This piece is part of a joint On Faith - On Leadership series exploring the Mormon experiences that have helped shaped Mitt Romney’s leadership style, with pieces contributed by prominent Mormon writers and academics.
Every Sunday in chapels across the world, the Lord’s Supper is administered by teenage boys of the congregation, nervous or bored, in sometimes ill-fitting white shirts and poorly knotted ties in youthful imitation of their dark-suited fathers. They kneel before trays of bread and water, recite formal prayers and solemnly pass the communion to the congregation. Then they return to their families in the pews.
Who are these young men and what can we learn from the way that they are taught to lead?
They are representatives of the Mormon priesthood, taught from their youth that they bear responsibilities for their congregation, its physical and spiritual well being, and trained to take their part in the administration of their church. Through the church, they are taught to both respect authority and to value democratic participation in leadership.
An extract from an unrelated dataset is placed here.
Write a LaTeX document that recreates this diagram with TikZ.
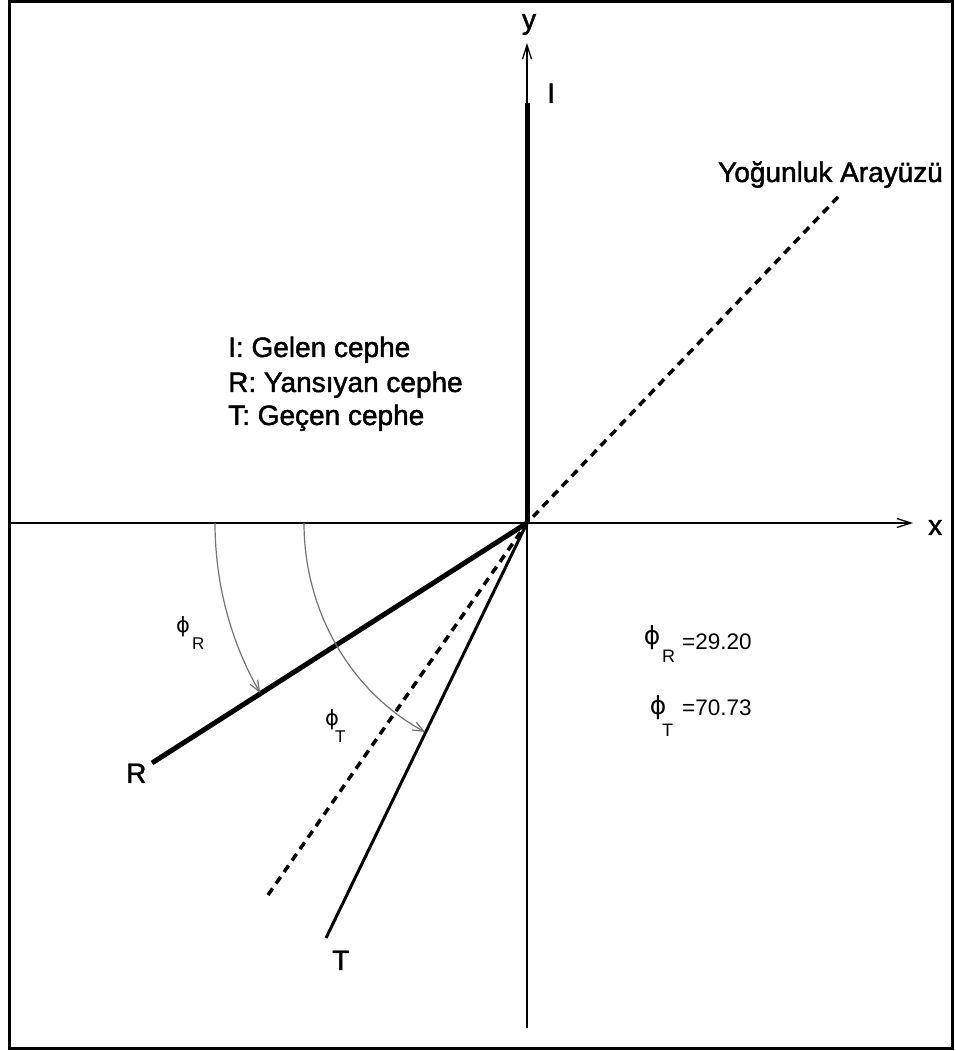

In tasking ordinary believers with the most sacred religious rituals, Mormonism demonstrates its particular facility for constructing the holy out of the mundane. Joseph Smith, the founder of The Church of Jesus Christ of Latter-day Saints, vested the farmers and carpenters who followed him with the titles and authority of the King James Bible. The Mormon priesthood is still lay and usually part time. College professors and car salesmen alike hold offices like “bishop” or “elder.”
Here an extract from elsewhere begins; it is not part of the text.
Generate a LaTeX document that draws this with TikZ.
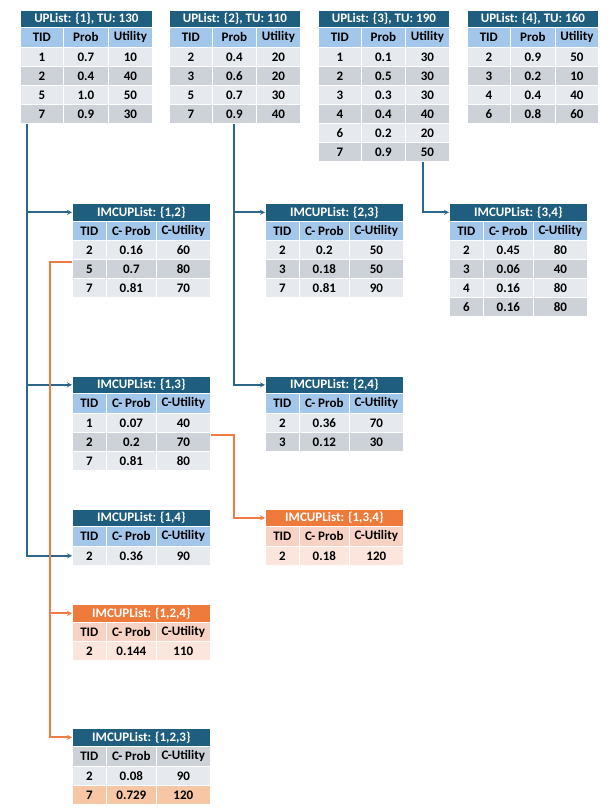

Among the church’s most famous lay priests is one of our country’s candidates for president, Mormon and one-time bishop Mitt Romney.
The priesthood structure is complicated and deeply hierarchical. The church’s founder established two orders of priesthood, the Aaronic and the Melchizedek, after figures in Hebrew scripture. Each order is subdivided into a series of offices like “priest” or “deacon.” At the age of 12, Mormon boys are ordained into the Aaronic priesthood. Then usually at age 19 they are ordained “elders,” the lowest office in the Melchizedek priesthood. All men who receive subsequent leadership positions -- such as bishops, who lead a congregation (or “ward”), and stake presidents, responsible for overseeing several wards -- are made “high priests,” the senior office in the Melchizedek priesthood. The rough equivalent of Catholic priests and bishops, respectively, bishops and stake presidents serve for five or ten years, as Mitt Romney did while he held the positions while working for Bain Capital in the 1980s and 1990s.
The priesthood’s primary function is the administration of rituals Mormons believe necessary for salvation, like baptism or the Lord’s Supper. It is common practice for fathers who hold the priesthood to baptize and confirm their children and those close to them; Romney’s father George baptized Mitt’s then-girlfriend Ann in 1967. They also frequently administer priesthood blessings of healing, comfort or strength to their wives and children who are distressed, heading off to college, or ill. Romney’s biographers Michael Kranish and Scott Helman report the governor both receiving and administering such blessings.